# Data provided:
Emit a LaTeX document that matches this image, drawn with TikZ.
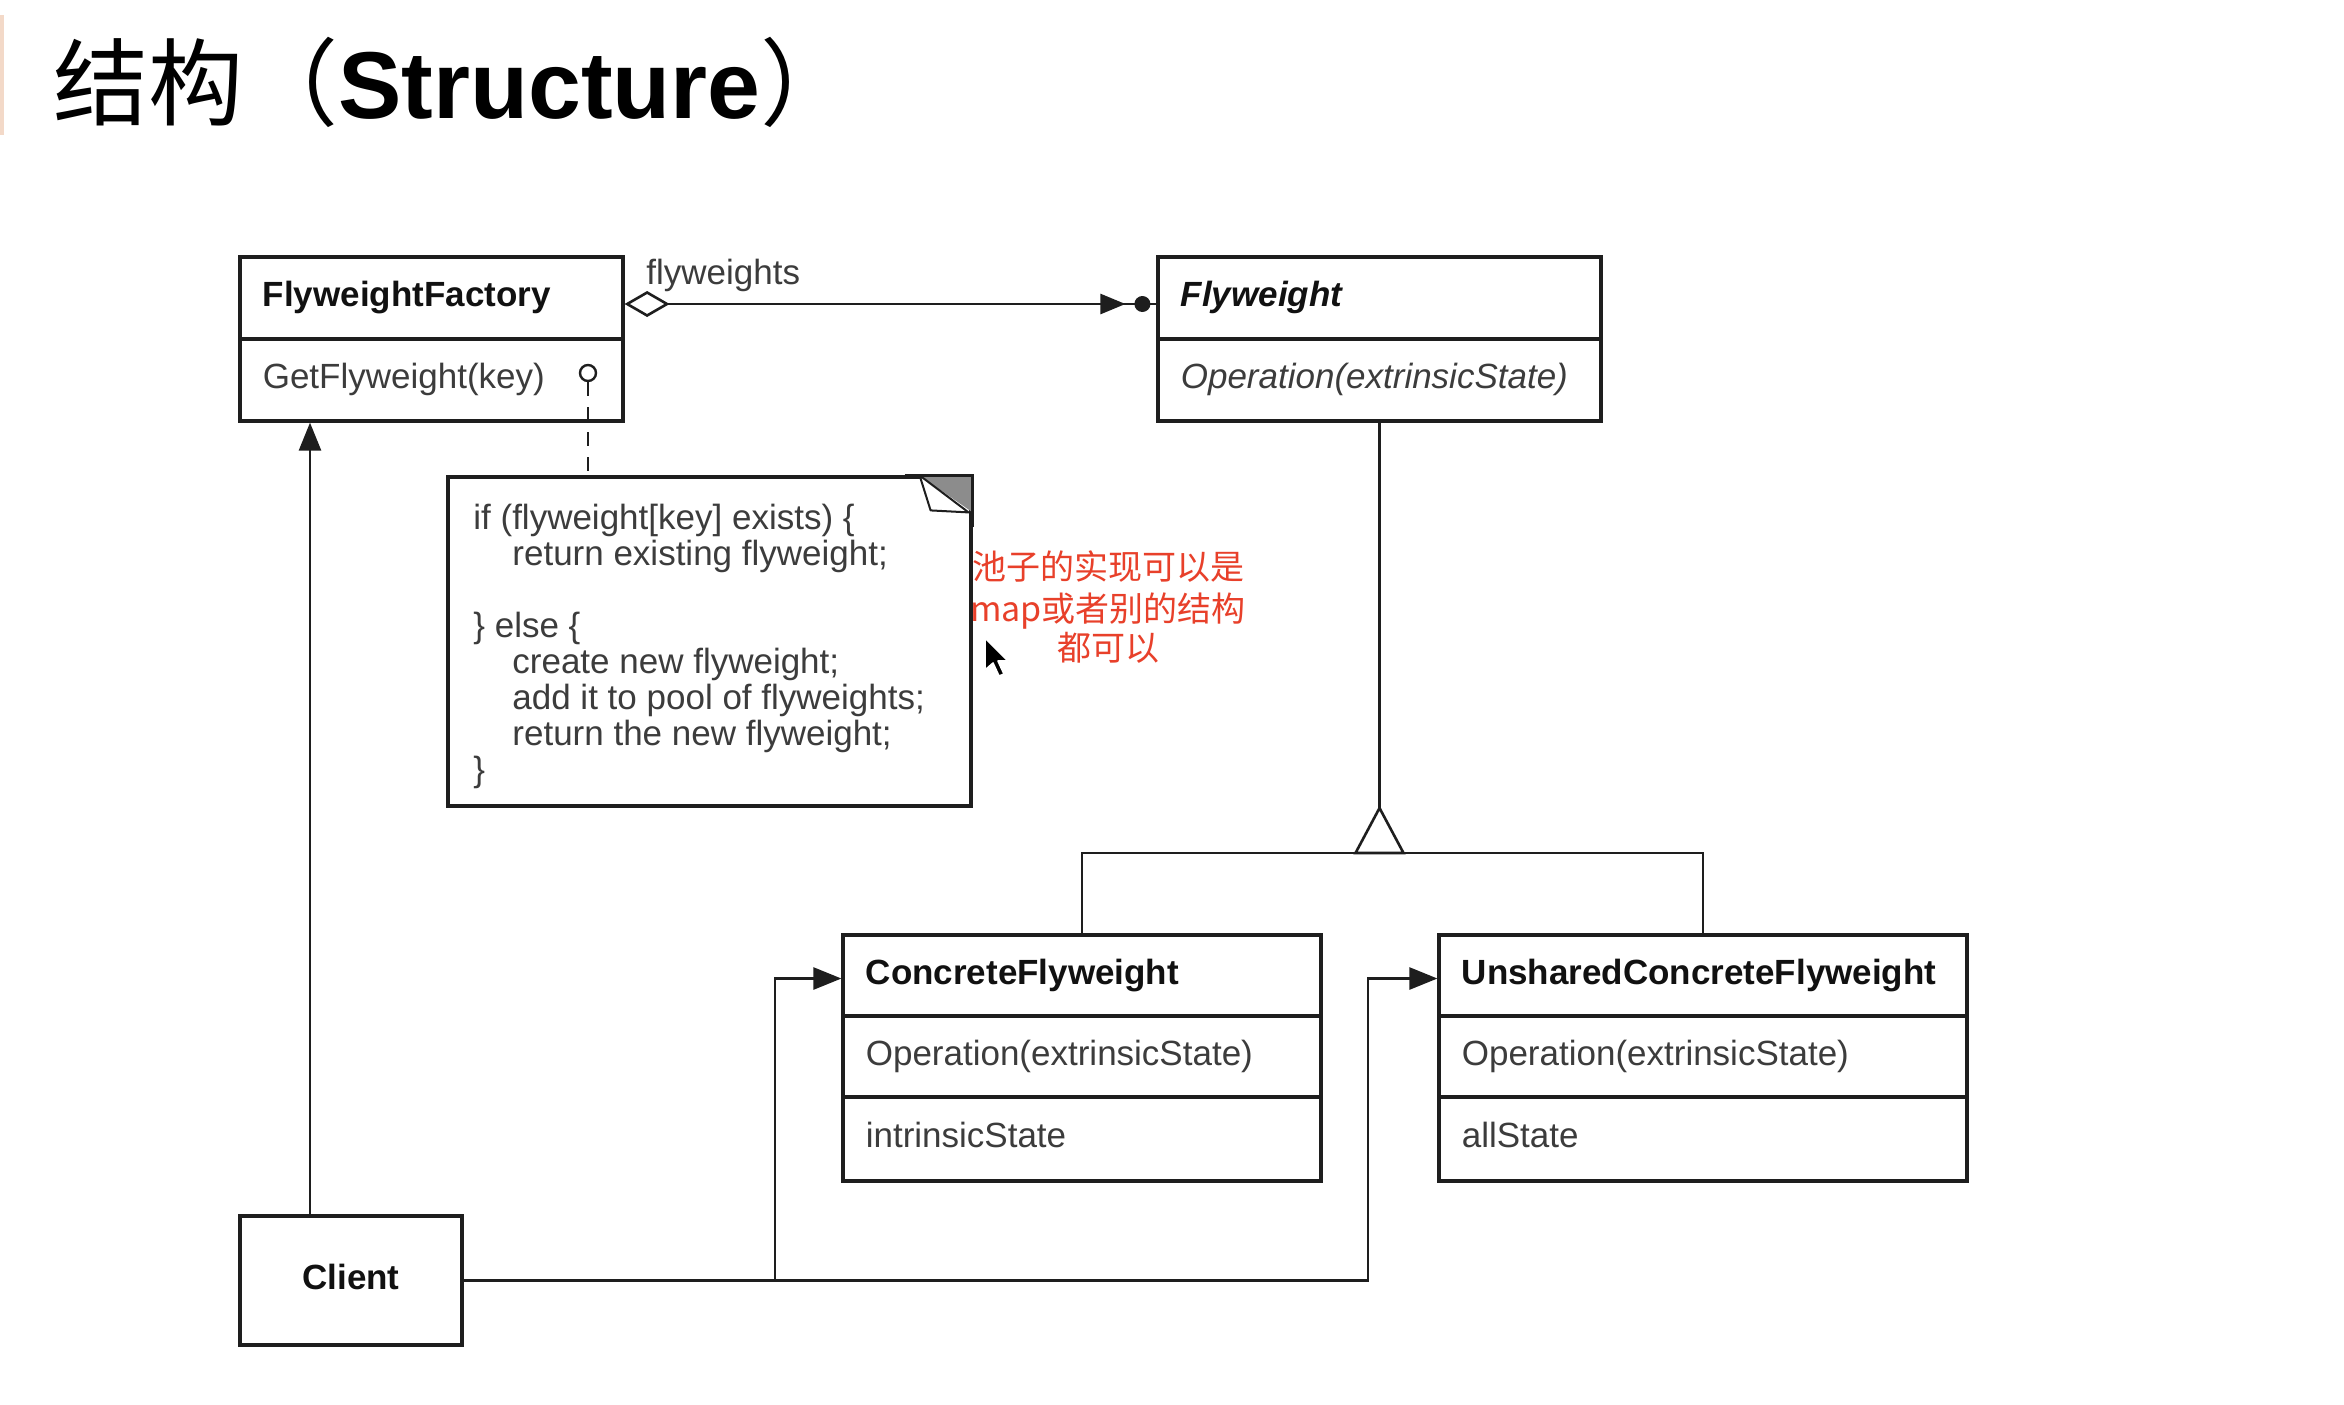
\documentclass[tikz,border=0pt]{standalone}
\usepackage{fontspec}
\setmainfont{Liberation Sans}
\newfontfamily\cjk{Noto Sans CJK SC}
\usetikzlibrary{arrows.meta,fit,calc}
\definecolor{ln}{HTML}{1E1E1E}
\definecolor{txt}{HTML}{3C3C3C}
\definecolor{bd}{HTML}{111111}
\definecolor{redtxt}{HTML}{E8402A}
\definecolor{peach}{HTML}{F3D9C8}
\definecolor{cornergray}{HTML}{8C8C8C}
\tikzset{
  tri/.tip={Triangle[length=14pt,width=11pt]},
  box/.style={draw=ln, line width=1.6pt, inner sep=0pt},
  lbl/.style={anchor=west, inner sep=0pt, text height=12.6pt, text depth=3.7pt, text=txt, font=\fontsize{17.5pt}{18pt}\selectfont},
  boldlbl/.style={lbl, text=bd, font=\fontsize{17.5pt}{18pt}\selectfont\bfseries},
  codeline/.style={anchor=base west, inner sep=0pt, text=txt, font=\fontsize{17.5pt}{18pt}\selectfont},
  conn/.style={draw=ln, line width=1.3pt},
  redline/.style={anchor=base, inner sep=0pt, text=redtxt, font=\cjk\fontsize{17pt}{20pt}\selectfont}
}
\begin{document}
\begin{tikzpicture}[x=0.5pt,y=-0.5pt]
\fill[white] (0,0) rectangle (2344,1404);
\useasboundingbox (0,0) rectangle (2344,1404);
\fill[peach] (0,15) rectangle (4,135);

% title
\node[anchor=base west, inner sep=0pt, font=\fontsize{47.5pt}{50pt}\selectfont] (title) at (53,118) {{\cjk 结构（}\textbf{Structure}{\cjk ）}};

% class boxes
\node[box, fit={(240,257)(623,339)}] (ffh) {};
\node[box, fit={(240,339)(623,421)}] (ffb) {};
\node[box, fit={(1158,257)(1601,339)}] (fwh) {};
\node[box, fit={(1158,339)(1601,421)}] (fwb) {};
\node[box, fit={(843,935)(1321,1016)}] (cfh) {};
\node[box, fit={(843,1016)(1321,1097)}] (cfo) {};
\node[box, fit={(843,1097)(1321,1181)}] (cfs) {};
\node[box, fit={(1439,935)(1967,1016)}] (ucfh) {};
\node[box, fit={(1439,1016)(1967,1097)}] (ucfo) {};
\node[box, fit={(1439,1097)(1967,1181)}] (ucfs) {};
\node[box, fit={(240,1216)(462,1345)}] (cl) {};

% class texts
\node[boldlbl] (tffh) at ([xshift=12pt]ffh.west) {FlyweightFactory};
\node[lbl] (tffb) at ([xshift=12pt]ffb.west) {GetFlyweight(key)};
\node[boldlbl, font=\fontsize{17.5pt}{18pt}\selectfont\bfseries\itshape] (tfwh) at ([xshift=12pt]fwh.west) {Flyweight};
\node[lbl, font=\fontsize{17.5pt}{18pt}\selectfont\itshape] (tfwb) at ([xshift=12pt]fwb.west) {Operation(extrinsicState)};
\node[boldlbl] (tcfh) at ([xshift=12pt]cfh.west) {ConcreteFlyweight};
\node[lbl] (tcfo) at ([xshift=12pt]cfo.west) {Operation(extrinsicState)};
\node[lbl] (tcfs) at ([xshift=12pt]cfs.west) {intrinsicState};
\node[boldlbl] (tucfh) at ([xshift=12pt]ucfh.west) {UnsharedConcreteFlyweight};
\node[lbl] (tucfo) at ([xshift=12pt]ucfo.west) {Operation(extrinsicState)};
\node[lbl] (tucfs) at ([xshift=12pt]ucfs.west) {allState};
\node[boldlbl, anchor=center] (tcl) at (cl.center) {Client};

% note
\node[box, fit={(448,477)(971,806)}] (note) {};
\fill[cornergray] ([xshift=-26.5pt]note.north east) -- (note.north east) -- ([yshift=-18.5pt]note.north east) -- cycle;
\draw[ln, line width=1pt, fill=white, line join=round] ([xshift=-26.5pt]note.north east) -- ([xshift=-21pt,yshift=-17.5pt]note.north east) -- ([xshift=-2pt,yshift=-18.5pt]note.north east) -- cycle;
\draw[ln, line width=1.6pt] ([xshift=-34pt]note.north east) -- (note.north east) -- ([yshift=-26pt]note.north east);
\node[codeline] (c1) at (473,529) {if (flyweight[key] exists) \{};
\node[codeline] (c2) at (512,565) {return existing flyweight;};
\node[codeline] (c3) at (473,637) {\} else \{};
\node[codeline] (c4) at (512,673) {create new flyweight;};
\node[codeline] (c5) at (512,709) {add it to pool of flyweights;};
\node[codeline] (c6) at (512,745) {return the new flyweight;};
\node[codeline] (c7) at (473,781) {\}};

% pin and dashed link to note
\node[circle, draw=ln, line width=1.2pt, fill=white, minimum size=8pt, inner sep=0pt] (pin) at (588,373) {};
\draw[conn, line width=1.2pt, dash pattern=on 7pt off 5.5pt] (pin.south) -- (pin.south |- note.north);

% flyweights association
\draw[conn, {Diamond[open, length=22.5pt, width=13pt]}-] ([yshift=-3pt]ffh.east) -- ([yshift=-3pt]fwh.west);
\draw[conn, -{Triangle[length=12.5pt,width=10pt]}] ([xshift=-30pt,yshift=-3pt]fwh.west) -- ([xshift=-15.5pt,yshift=-3pt]fwh.west);
\fill[ln] ([xshift=-7pt,yshift=-3pt]fwh.west) circle (4pt);
\node[anchor=base west, inner sep=0pt, text=txt, font=\fontsize{17.5pt}{18pt}\selectfont] (lfw) at (646,284) {flyweights};

% client links
\coordinate (cx) at (310,0);
\coordinate (j1) at (775,0);
\coordinate (j2) at (1368,0);
\draw[conn, -{tri}] (cl.north -| cx) -- (ffb.south -| cx);
\draw[conn, -{tri}] (cl.east) -- (cl.east -| j2) |- ([yshift=-1.5pt]ucfh.west);
\draw[conn, -{tri}] (cl.east -| j1) |- ([yshift=-1.5pt]cfh.west);

% generalization
\coordinate (gy) at (0,853);
\coordinate (gen) at (fwb.south |- gy);
\draw[conn] (fwb.south) -- ([yshift=22.5pt]gen);
\draw[conn] (cfh.north) |- (gen) -| (ucfh.north);
\draw[conn, fill=white, line join=miter] ([xshift=-12pt]gen) -- ([yshift=22.5pt]gen) -- ([xshift=12pt]gen) -- cycle;

% red annotation
\node[redline] (r1) at (1108,579) {池子的实现可以是};
\node[redline] (r2) at (1108,621) {map或者别的结构};
\node[redline] (r3) at (1108,660) {都可以};

% cursor
\draw[white, line width=0.8pt, fill=black, line join=round] (985,638) -- (985,670) -- (993,663) -- (999,676) -- (1004,674) -- (998,661) -- (1008,661) -- cycle;
\end{tikzpicture}
\end{document}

# What you have to do:
From start to finish, output the listing exactly, but omit its pictures.

# Response below:
Emit a LaTeX document that matches this image, drawn with TikZ.
\documentclass[tikz,border=0pt]{standalone}
\usepackage{fontspec}
\setmainfont{Liberation Sans}
\newfontfamily\cjk{Noto Sans CJK SC}
\usetikzlibrary{arrows.meta,fit,calc}
\definecolor{ln}{HTML}{1E1E1E}
\definecolor{txt}{HTML}{3C3C3C}
\definecolor{bd}{HTML}{111111}
\definecolor{redtxt}{HTML}{E8402A}
\definecolor{peach}{HTML}{F3D9C8}
\definecolor{cornergray}{HTML}{8C8C8C}
\tikzset{
  tri/.tip={Triangle[length=14pt,width=11pt]},
  box/.style={draw=ln, line width=1.6pt, inner sep=0pt},
  lbl/.style={anchor=west, inner sep=0pt, text height=12.6pt, text depth=3.7pt, text=txt, font=\fontsize{17.5pt}{18pt}\selectfont},
  boldlbl/.style={lbl, text=bd, font=\fontsize{17.5pt}{18pt}\selectfont\bfseries},
  codeline/.style={anchor=base west, inner sep=0pt, text=txt, font=\fontsize{17.5pt}{18pt}\selectfont},
  conn/.style={draw=ln, line width=1.3pt},
  redline/.style={anchor=base, inner sep=0pt, text=redtxt, font=\cjk\fontsize{17pt}{20pt}\selectfont}
}
\begin{document}
\begin{tikzpicture}[x=0.5pt,y=-0.5pt]
\fill[white] (0,0) rectangle (2344,1404);
\useasboundingbox (0,0) rectangle (2344,1404);
\fill[peach] (0,15) rectangle (4,135);

% title
\node[anchor=base west, inner sep=0pt, font=\fontsize{47.5pt}{50pt}\selectfont] (title) at (53,118) {{\cjk 结构（}\textbf{Structure}{\cjk ）}};

% class boxes
\node[box, fit={(240,257)(623,339)}] (ffh) {};
\node[box, fit={(240,339)(623,421)}] (ffb) {};
\node[box, fit={(1158,257)(1601,339)}] (fwh) {};
\node[box, fit={(1158,339)(1601,421)}] (fwb) {};
\node[box, fit={(843,935)(1321,1016)}] (cfh) {};
\node[box, fit={(843,1016)(1321,1097)}] (cfo) {};
\node[box, fit={(843,1097)(1321,1181)}] (cfs) {};
\node[box, fit={(1439,935)(1967,1016)}] (ucfh) {};
\node[box, fit={(1439,1016)(1967,1097)}] (ucfo) {};
\node[box, fit={(1439,1097)(1967,1181)}] (ucfs) {};
\node[box, fit={(240,1216)(462,1345)}] (cl) {};

% class texts
\node[boldlbl] (tffh) at ([xshift=12pt]ffh.west) {FlyweightFactory};
\node[lbl] (tffb) at ([xshift=12pt]ffb.west) {GetFlyweight(key)};
\node[boldlbl, font=\fontsize{17.5pt}{18pt}\selectfont\bfseries\itshape] (tfwh) at ([xshift=12pt]fwh.west) {Flyweight};
\node[lbl, font=\fontsize{17.5pt}{18pt}\selectfont\itshape] (tfwb) at ([xshift=12pt]fwb.west) {Operation(extrinsicState)};
\node[boldlbl] (tcfh) at ([xshift=12pt]cfh.west) {ConcreteFlyweight};
\node[lbl] (tcfo) at ([xshift=12pt]cfo.west) {Operation(extrinsicState)};
\node[lbl] (tcfs) at ([xshift=12pt]cfs.west) {intrinsicState};
\node[boldlbl] (tucfh) at ([xshift=12pt]ucfh.west) {UnsharedConcreteFlyweight};
\node[lbl] (tucfo) at ([xshift=12pt]ucfo.west) {Operation(extrinsicState)};
\node[lbl] (tucfs) at ([xshift=12pt]ucfs.west) {allState};
\node[boldlbl, anchor=center] (tcl) at (cl.center) {Client};

% note
\node[box, fit={(448,477)(971,806)}] (note) {};
\fill[cornergray] ([xshift=-26.5pt]note.north east) -- (note.north east) -- ([yshift=-18.5pt]note.north east) -- cycle;
\draw[ln, line width=1pt, fill=white, line join=round] ([xshift=-26.5pt]note.north east) -- ([xshift=-21pt,yshift=-17.5pt]note.north east) -- ([xshift=-2pt,yshift=-18.5pt]note.north east) -- cycle;
\draw[ln, line width=1.6pt] ([xshift=-34pt]note.north east) -- (note.north east) -- ([yshift=-26pt]note.north east);
\node[codeline] (c1) at (473,529) {if (flyweight[key] exists) \{};
\node[codeline] (c2) at (512,565) {return existing flyweight;};
\node[codeline] (c3) at (473,637) {\} else \{};
\node[codeline] (c4) at (512,673) {create new flyweight;};
\node[codeline] (c5) at (512,709) {add it to pool of flyweights;};
\node[codeline] (c6) at (512,745) {return the new flyweight;};
\node[codeline] (c7) at (473,781) {\}};

% pin and dashed link to note
\node[circle, draw=ln, line width=1.2pt, fill=white, minimum size=8pt, inner sep=0pt] (pin) at (588,373) {};
\draw[conn, line width=1.2pt, dash pattern=on 7pt off 5.5pt] (pin.south) -- (pin.south |- note.north);

% flyweights association
\draw[conn, {Diamond[open, length=22.5pt, width=13pt]}-] ([yshift=-3pt]ffh.east) -- ([yshift=-3pt]fwh.west);
\draw[conn, -{Triangle[length=12.5pt,width=10pt]}] ([xshift=-30pt,yshift=-3pt]fwh.west) -- ([xshift=-15.5pt,yshift=-3pt]fwh.west);
\fill[ln] ([xshift=-7pt,yshift=-3pt]fwh.west) circle (4pt);
\node[anchor=base west, inner sep=0pt, text=txt, font=\fontsize{17.5pt}{18pt}\selectfont] (lfw) at (646,284) {flyweights};

% client links
\coordinate (cx) at (310,0);
\coordinate (j1) at (775,0);
\coordinate (j2) at (1368,0);
\draw[conn, -{tri}] (cl.north -| cx) -- (ffb.south -| cx);
\draw[conn, -{tri}] (cl.east) -- (cl.east -| j2) |- ([yshift=-1.5pt]ucfh.west);
\draw[conn, -{tri}] (cl.east -| j1) |- ([yshift=-1.5pt]cfh.west);

% generalization
\coordinate (gy) at (0,853);
\coordinate (gen) at (fwb.south |- gy);
\draw[conn] (fwb.south) -- ([yshift=22.5pt]gen);
\draw[conn] (cfh.north) |- (gen) -| (ucfh.north);
\draw[conn, fill=white, line join=miter] ([xshift=-12pt]gen) -- ([yshift=22.5pt]gen) -- ([xshift=12pt]gen) -- cycle;

% red annotation
\node[redline] (r1) at (1108,579) {池子的实现可以是};
\node[redline] (r2) at (1108,621) {map或者别的结构};
\node[redline] (r3) at (1108,660) {都可以};

% cursor
\draw[white, line width=0.8pt, fill=black, line join=round] (985,638) -- (985,670) -- (993,663) -- (999,676) -- (1004,674) -- (998,661) -- (1008,661) -- cycle;
\end{tikzpicture}
\end{document}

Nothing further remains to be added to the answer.